What you are asked to do:
Nothing but the lines from the top of the data to the line holding "import pandas as pd" should be printed, word for word and both ends included; leave the pictures out.

■ ■ ■ ■

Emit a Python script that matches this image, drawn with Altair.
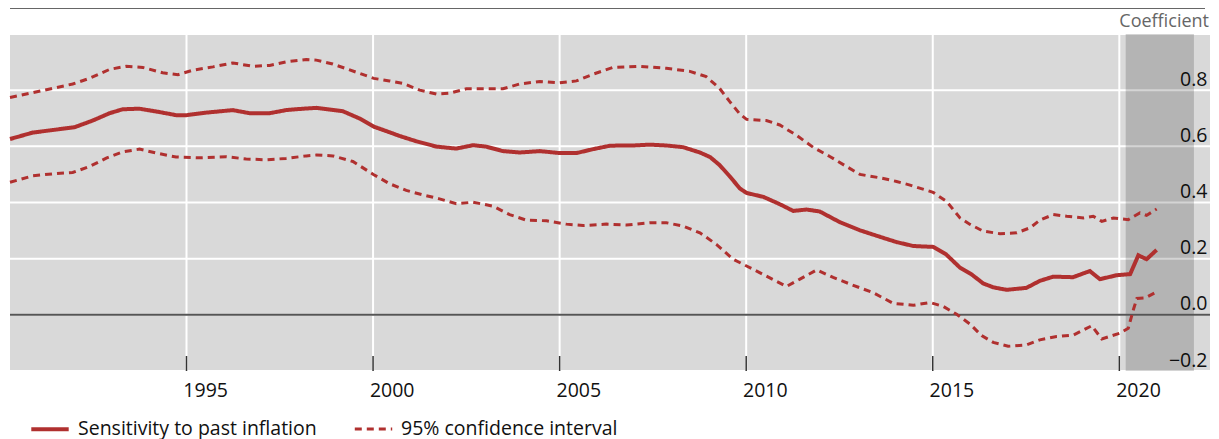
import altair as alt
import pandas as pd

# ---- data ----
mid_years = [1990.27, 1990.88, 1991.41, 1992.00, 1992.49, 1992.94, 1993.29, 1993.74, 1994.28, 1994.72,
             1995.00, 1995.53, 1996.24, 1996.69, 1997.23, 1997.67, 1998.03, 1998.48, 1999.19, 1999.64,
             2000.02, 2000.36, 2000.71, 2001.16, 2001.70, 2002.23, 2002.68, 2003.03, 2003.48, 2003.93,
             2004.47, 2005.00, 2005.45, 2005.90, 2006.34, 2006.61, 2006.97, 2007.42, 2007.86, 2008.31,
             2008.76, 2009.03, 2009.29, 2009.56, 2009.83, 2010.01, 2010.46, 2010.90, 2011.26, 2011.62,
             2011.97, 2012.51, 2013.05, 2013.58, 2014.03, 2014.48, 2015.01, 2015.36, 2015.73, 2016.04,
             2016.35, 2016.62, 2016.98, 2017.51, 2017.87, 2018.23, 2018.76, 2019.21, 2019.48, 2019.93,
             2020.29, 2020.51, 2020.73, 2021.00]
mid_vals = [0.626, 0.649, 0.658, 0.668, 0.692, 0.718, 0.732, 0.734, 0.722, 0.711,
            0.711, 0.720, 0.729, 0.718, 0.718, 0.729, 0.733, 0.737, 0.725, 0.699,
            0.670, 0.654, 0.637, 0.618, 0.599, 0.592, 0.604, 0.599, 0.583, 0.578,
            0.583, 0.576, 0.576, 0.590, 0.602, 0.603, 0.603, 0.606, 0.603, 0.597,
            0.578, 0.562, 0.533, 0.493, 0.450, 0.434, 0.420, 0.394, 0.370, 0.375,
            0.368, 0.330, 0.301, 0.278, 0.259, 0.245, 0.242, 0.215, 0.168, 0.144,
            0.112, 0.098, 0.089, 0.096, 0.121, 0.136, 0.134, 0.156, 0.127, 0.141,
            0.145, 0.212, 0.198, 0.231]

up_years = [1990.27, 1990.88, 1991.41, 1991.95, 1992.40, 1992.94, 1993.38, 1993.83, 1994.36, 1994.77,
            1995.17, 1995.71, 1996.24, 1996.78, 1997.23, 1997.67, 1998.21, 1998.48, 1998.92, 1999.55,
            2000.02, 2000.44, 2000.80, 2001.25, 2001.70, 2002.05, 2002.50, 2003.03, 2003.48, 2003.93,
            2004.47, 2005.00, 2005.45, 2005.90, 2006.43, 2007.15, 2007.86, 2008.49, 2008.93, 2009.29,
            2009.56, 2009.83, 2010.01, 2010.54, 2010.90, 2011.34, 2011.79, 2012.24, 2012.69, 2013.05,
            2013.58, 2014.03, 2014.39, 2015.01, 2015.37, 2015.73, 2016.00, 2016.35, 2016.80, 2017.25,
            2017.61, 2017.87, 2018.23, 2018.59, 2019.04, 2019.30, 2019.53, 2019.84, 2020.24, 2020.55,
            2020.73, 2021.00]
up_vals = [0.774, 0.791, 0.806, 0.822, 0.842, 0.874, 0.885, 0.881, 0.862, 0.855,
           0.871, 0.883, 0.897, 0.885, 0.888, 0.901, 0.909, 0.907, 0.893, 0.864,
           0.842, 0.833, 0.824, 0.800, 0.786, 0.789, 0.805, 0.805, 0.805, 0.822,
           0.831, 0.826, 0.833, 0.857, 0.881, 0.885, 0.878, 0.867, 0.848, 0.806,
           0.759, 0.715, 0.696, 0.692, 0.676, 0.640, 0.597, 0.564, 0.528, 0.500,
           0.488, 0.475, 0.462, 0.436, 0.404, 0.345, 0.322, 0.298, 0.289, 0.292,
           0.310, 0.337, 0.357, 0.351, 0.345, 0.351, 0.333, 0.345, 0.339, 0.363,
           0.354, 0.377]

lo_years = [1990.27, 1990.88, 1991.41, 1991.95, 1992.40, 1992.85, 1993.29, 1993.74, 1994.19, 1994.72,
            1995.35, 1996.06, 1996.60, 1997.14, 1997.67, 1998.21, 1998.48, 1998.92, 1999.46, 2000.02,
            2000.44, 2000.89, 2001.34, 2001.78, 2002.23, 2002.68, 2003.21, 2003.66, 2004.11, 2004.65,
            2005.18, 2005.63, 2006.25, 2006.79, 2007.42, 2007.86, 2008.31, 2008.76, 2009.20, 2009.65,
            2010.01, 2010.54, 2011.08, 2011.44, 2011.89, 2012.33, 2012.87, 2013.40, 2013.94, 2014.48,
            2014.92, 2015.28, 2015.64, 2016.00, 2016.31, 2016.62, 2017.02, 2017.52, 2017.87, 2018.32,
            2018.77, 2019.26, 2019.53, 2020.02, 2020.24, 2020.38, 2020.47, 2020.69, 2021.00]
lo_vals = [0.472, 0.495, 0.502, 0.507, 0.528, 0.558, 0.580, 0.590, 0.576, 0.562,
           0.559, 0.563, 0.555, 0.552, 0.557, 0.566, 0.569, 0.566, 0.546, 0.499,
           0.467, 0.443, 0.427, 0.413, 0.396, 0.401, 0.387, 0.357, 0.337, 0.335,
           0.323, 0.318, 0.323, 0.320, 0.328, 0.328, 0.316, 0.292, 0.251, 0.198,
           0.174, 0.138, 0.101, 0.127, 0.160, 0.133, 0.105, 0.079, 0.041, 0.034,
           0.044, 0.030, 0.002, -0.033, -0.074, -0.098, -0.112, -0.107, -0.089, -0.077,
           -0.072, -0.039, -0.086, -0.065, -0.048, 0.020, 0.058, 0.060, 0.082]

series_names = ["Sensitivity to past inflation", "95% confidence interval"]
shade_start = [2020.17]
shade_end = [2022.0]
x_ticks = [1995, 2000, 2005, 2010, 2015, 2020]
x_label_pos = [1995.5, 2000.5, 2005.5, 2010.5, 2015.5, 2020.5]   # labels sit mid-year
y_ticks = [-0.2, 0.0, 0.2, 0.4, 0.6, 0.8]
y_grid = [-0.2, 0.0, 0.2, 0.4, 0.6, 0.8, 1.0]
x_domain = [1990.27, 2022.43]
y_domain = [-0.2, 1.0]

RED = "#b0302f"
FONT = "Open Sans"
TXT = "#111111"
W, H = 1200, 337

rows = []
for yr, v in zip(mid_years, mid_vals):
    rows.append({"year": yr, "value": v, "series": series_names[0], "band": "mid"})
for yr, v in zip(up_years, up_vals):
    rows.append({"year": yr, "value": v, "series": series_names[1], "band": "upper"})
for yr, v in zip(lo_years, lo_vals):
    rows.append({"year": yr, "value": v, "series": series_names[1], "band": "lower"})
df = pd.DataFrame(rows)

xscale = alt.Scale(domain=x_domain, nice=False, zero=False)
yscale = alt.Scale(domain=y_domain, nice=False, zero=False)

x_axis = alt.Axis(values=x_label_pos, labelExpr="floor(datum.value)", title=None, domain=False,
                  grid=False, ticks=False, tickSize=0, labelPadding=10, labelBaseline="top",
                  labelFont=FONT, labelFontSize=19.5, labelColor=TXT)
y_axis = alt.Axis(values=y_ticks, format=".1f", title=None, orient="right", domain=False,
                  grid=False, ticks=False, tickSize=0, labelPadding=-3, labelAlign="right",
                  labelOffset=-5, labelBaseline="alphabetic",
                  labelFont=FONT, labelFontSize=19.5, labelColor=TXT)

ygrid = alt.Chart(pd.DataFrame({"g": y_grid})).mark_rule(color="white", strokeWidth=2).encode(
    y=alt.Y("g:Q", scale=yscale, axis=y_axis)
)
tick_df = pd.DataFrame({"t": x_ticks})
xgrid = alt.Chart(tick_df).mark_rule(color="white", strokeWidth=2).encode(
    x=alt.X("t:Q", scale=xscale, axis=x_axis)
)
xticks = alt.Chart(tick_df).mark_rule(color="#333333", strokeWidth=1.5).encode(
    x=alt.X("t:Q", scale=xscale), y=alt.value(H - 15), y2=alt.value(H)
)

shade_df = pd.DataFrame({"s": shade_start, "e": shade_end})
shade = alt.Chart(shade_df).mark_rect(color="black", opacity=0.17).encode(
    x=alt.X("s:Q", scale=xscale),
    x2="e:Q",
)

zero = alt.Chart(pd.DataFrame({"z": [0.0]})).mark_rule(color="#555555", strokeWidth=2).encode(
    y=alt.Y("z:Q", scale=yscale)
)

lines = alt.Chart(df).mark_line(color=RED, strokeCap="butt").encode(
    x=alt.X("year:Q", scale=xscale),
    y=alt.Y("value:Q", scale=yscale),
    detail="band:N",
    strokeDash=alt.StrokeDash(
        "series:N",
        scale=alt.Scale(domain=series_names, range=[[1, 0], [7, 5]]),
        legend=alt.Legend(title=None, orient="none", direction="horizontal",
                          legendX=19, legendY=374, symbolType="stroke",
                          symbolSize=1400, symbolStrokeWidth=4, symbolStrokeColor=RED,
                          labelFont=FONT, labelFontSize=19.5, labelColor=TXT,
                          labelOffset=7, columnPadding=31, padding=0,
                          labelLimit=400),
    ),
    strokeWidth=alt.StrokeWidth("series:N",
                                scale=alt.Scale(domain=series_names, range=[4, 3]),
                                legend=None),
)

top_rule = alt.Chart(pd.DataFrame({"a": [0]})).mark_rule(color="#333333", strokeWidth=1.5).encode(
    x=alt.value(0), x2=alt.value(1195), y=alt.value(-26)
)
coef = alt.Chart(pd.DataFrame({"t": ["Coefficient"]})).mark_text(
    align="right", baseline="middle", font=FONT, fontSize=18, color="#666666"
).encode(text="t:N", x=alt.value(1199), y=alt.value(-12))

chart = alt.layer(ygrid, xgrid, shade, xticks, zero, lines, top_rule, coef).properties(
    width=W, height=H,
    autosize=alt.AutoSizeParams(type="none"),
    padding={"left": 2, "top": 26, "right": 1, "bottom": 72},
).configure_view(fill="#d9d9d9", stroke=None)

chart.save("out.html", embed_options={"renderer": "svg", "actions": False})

■ ■ ■ ■

Written reply:
Emit a Python script that matches this image, drawn with Altair.
import altair as alt
import pandas as pd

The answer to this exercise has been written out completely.